Preventing and Reversing Diabetes Complications
For patients living with diabetes, complications can persist even when the disease is well-controlled with synthetic insulin and monitoring. Treatments that intervene at the genetic level to reverse complications have the power to bring healing. At City of Hope, we are developing novel interventions, built on our expertise in understanding the complex genetic modifications that cause complications.
City of Hope is home to diabetes experts from all over the world, who are studying genetic and epigenetic signatures in patients, using data from the most well-known, longest-ranging diabetes clinical trial.
Results from recent studies will help us identify which prediabetic patients are at high risk for developing the disease, and which patients will develop debilitating complications.

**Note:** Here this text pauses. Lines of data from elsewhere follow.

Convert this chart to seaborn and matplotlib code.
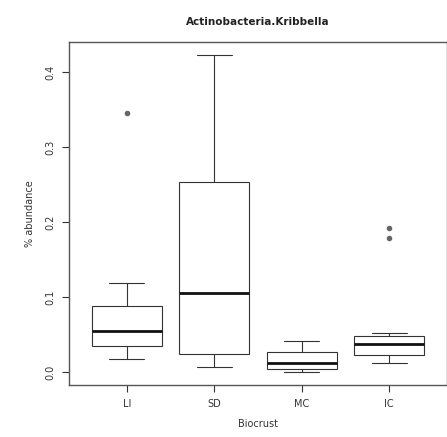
import numpy as np
import pandas as pd
import matplotlib
matplotlib.use("Agg")
import matplotlib.pyplot as plt
import seaborn as sns

# Relative abundance (%) of Actinobacteria.Kribbella per biocrust sample
groups = ["LI", "SD", "MC", "IC"]
li_values = [0.017, 0.028, 0.035, 0.046, 0.055, 0.070, 0.088, 0.119, 0.345]
sd_values = [0.007, 0.015, 0.024, 0.060, 0.105, 0.180, 0.253, 0.330, 0.423]
mc_values = [0.000, 0.002, 0.004, 0.008, 0.012, 0.020, 0.027, 0.035, 0.041]
ic_values = [0.012, 0.016, 0.020, 0.023, 0.028, 0.033, 0.037, 0.041,
             0.045, 0.048, 0.052, 0.179, 0.192]
y_ticks = [0.0, 0.1, 0.2, 0.3, 0.4]

df = pd.DataFrame({
    "Biocrust": (["LI"] * len(li_values) + ["SD"] * len(sd_values)
                 + ["MC"] * len(mc_values) + ["IC"] * len(ic_values)),
    "abundance": li_values + sd_values + mc_values + ic_values,
})

sns.set_style("white")
plt.rcParams["font.family"] = ["DejaVu Sans"]

fig = plt.figure(figsize=(4.47, 4.37), dpi=100)
ax = fig.add_axes([0.1544, 0.119, 0.8456, 0.785])

line_col = "#333333"
sns.boxplot(
    data=df, x="Biocrust", y="abundance", order=groups, ax=ax,
    color="white", linecolor=line_col, linewidth=0.8, width=0.8, whis=1.5,
    medianprops=dict(linewidth=2.0, color="#111111"),
    flierprops=dict(marker="o", markersize=3.0, markerfacecolor="#666666",
                    markeredgecolor="#666666"),
)

ax.set_xlim(-0.66, 3.66)
ax.set_ylim(-0.017, 0.44)
ax.set_yticks(y_ticks)
ax.set_yticklabels([f"{t:.1f}" for t in y_ticks], rotation=90, va="center",
                   fontsize=7, color="#333333")
ax.tick_params(axis="x", labelsize=7, labelcolor="#333333")
ax.tick_params(axis="both", direction="out", length=5, width=0.8,
               color=line_col, left=True, bottom=True, pad=5)

for sp in ax.spines.values():
    sp.set_visible(True)
    sp.set_color("#555555")
    sp.set_linewidth(1.0)

ax.set_xlabel("Biocrust", fontsize=7, color="#333333", labelpad=7)
ax.set_ylabel("% abundance", fontsize=7, color="#333333", labelpad=7)
ax.set_title("Actinobacteria.Kribbella", fontsize=7.5, fontweight="bold",
             color="#222222", pad=12)

fig.savefig("out.png", dpi=100, facecolor="white")
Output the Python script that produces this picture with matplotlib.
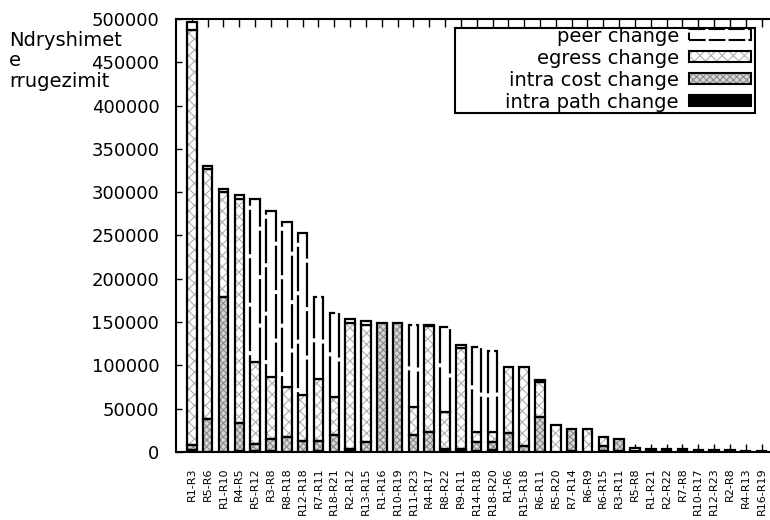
import numpy as np
import matplotlib.pyplot as plt
from matplotlib.patches import Patch, Rectangle
from matplotlib.legend_handler import HandlerTuple

pairs = ['R1-R3', 'R5-R6', 'R1-R10', 'R4-R5', 'R5-R12', 'R3-R8', 'R8-R18', 'R12-R18',
         'R7-R11', 'R18-R21', 'R2-R12', 'R13-R15', 'R1-R16', 'R10-R19', 'R11-R23',
         'R4-R17', 'R8-R22', 'R9-R11', 'R14-R18', 'R18-R20', 'R1-R6', 'R15-R18',
         'R6-R11', 'R5-R20', 'R7-R14', 'R6-R9', 'R6-R15', 'R3-R11', 'R5-R8', 'R1-R21',
         'R2-R22', 'R7-R8', 'R10-R17', 'R12-R23', 'R2-R8', 'R4-R13', 'R16-R19']

intra_path = [2000, 0, 0, 1000, 1000, 1000, 0, 0, 1000, 0, 1000, 0, 0, 0, 0, 0, 1000,
              1000, 1000, 2000, 0, 0, 0, 0, 1000, 0, 1000, 1000, 1000, 1000, 1000, 1000,
              2500, 2500, 2500, 800, 800]
intra_cost = [6000, 38000, 179000, 33000, 8000, 14000, 17000, 13000, 12000, 20000, 3000,
              11500, 149000, 149000, 20000, 23000, 2000, 2000, 10000, 10000, 22000, 7000,
              40000, 0, 25500, 0, 6000, 14000, 0, 0, 0, 0, 0, 0, 0, 0, 0]
egress = [479000, 289000, 121000, 258000, 95000, 72000, 58000, 53000, 71000, 44000,
          145500, 135500, 0, 0, 32000, 122000, 43000, 117000, 12000, 11000, 76000, 91000,
          41000, 31000, 0, 26500, 10500, 0, 0, 0, 0, 0, 0, 0, 0, 0, 0]
peer = [10000, 3000, 4000, 5000, 188000, 191000, 191000, 187000, 95000, 96000, 4000,
        4000, 0, 0, 95000, 2000, 98000, 3500, 98000, 94000, 0, 0, 2000, 0, 0, 0, 0, 0,
        4000, 3000, 3000, 3000, 0, 0, 0, 0, 0]

series = ['peer change', 'egress change', 'intra cost change', 'intra path change']

plt.rcParams['font.family'] = 'DejaVu Sans'
plt.rcParams['hatch.linewidth'] = 0.8

fig = plt.figure(figsize=(7.7, 5.2), dpi=100)
ax = fig.add_axes([0.2286, 0.1308, 0.781, 0.8327])

x = np.arange(len(pairs))
w = 0.6
dash = (0, (20, 1.8))


def stack(vals, bottom, face, hatch=None, hcol=None, ls='-'):
    vals = np.array(vals, float)
    keep = vals > 0
    if hatch:
        ax.bar(x[keep], vals[keep], w, bottom=bottom[keep], color=face,
               edgecolor=hcol, hatch=hatch, lw=0, zorder=2)
        face = 'none'
    ax.bar(x[keep], vals[keep], w, bottom=bottom[keep], color=face,
           edgecolor='black', lw=1.6, linestyle=ls, zorder=3)
    return bottom + vals


bottom = np.zeros(len(pairs))
bottom = stack(intra_path, bottom, 'black')
bottom = stack(intra_cost, bottom, '#d6d6d6', 'xxxxx', '#8a8a8a')
bottom = stack(egress, bottom, 'white', 'xxx', '#b0b0b0')
bottom = stack(peer, bottom, 'white', ls=dash)

ax.set_xlim(-1, 37)
ax.set_ylim(0, 500000)
ax.set_xticks(x, pairs, rotation=90, fontsize=8)
yt = np.arange(0, 500001, 50000)
ax.set_yticks(yt, [str(v) for v in yt], fontsize=13)
ax.tick_params(axis='x', direction='in', length=6, width=1, top=True, pad=11)
ax.tick_params(axis='y', direction='in', length=4, width=1, pad=12)
for s in ax.spines.values():
    s.set_linewidth(1.5)

fig.text(9 / 770, 1 - 31 / 520, 'Ndryshimet\ne\nrrugezimit', ha='left', va='top',
         fontsize=14, linespacing=1.1)

# key box drawn separately so it can be wider than the entries
ax.add_patch(Rectangle((0.464, 0.783), 0.499, 0.196, transform=ax.transAxes,
                       facecolor='white', edgecolor='black', lw=1.5, zorder=5))

h_peer = Patch(facecolor='white', edgecolor='black', lw=1.5, linestyle=(0, (8, 1.5)))
h_egress = (Patch(facecolor='white', edgecolor='#b0b0b0', hatch='xxx', lw=0),
            Patch(facecolor='none', edgecolor='black', lw=1.5))
h_cost = (Patch(facecolor='#d6d6d6', edgecolor='#8a8a8a', hatch='xxxxx', lw=0),
          Patch(facecolor='none', edgecolor='black', lw=1.5))
h_path = Patch(facecolor='black', edgecolor='black', lw=1.5)

leg = ax.legend([h_peer, h_egress, h_cost, h_path], series,
                handler_map={tuple: HandlerTuple(ndivide=1, pad=0)},
                loc='upper right', bbox_to_anchor=(0.956, 0.982), markerfirst=False,
                frameon=False, fontsize=14, handlelength=3.2, handleheight=0.5,
                handletextpad=0.5, labelspacing=0.15, borderpad=0, borderaxespad=0)
leg.set_zorder(6)

fig.savefig('out.png', dpi=100)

This information will lay the groundwork for using precision medicine approaches to help patients coping with, or at risk for, type 1 diabetes.
Of particular importance is our research in metabolic memory, a phenomenon in which cells “remember” diabetes and act like they are still diseased, even after normal glucose levels are achieved. Molecular changes that create metabolic memory could be caused by epigenetic mechanisms.
The field of epigenetics provides crucial understanding about the ways that changes to genes caused by environmental factors drive disease, specifically chemical modifications on DNA and surrounding proteins that can alter the ways in which genes are expressed, even without the gene itself experiencing a mutation.
This means that harmful complications can persist — and that patients are in need of prevention and interventions that address metabolic memory specifically. Understanding epigenetic mechanisms and their contribution to the persistence of diabetic complications is critical because it could suggest alternative targets for therapy to halt and reverse complications.
Landmark research published by City of Hope researchers showed, for the first time, a connection between complex epigenetic mechanisms, blood glucose levels and diabetic complications in patients with metabolic memory. This research provides direction for novel therapies to address complications and their prevention.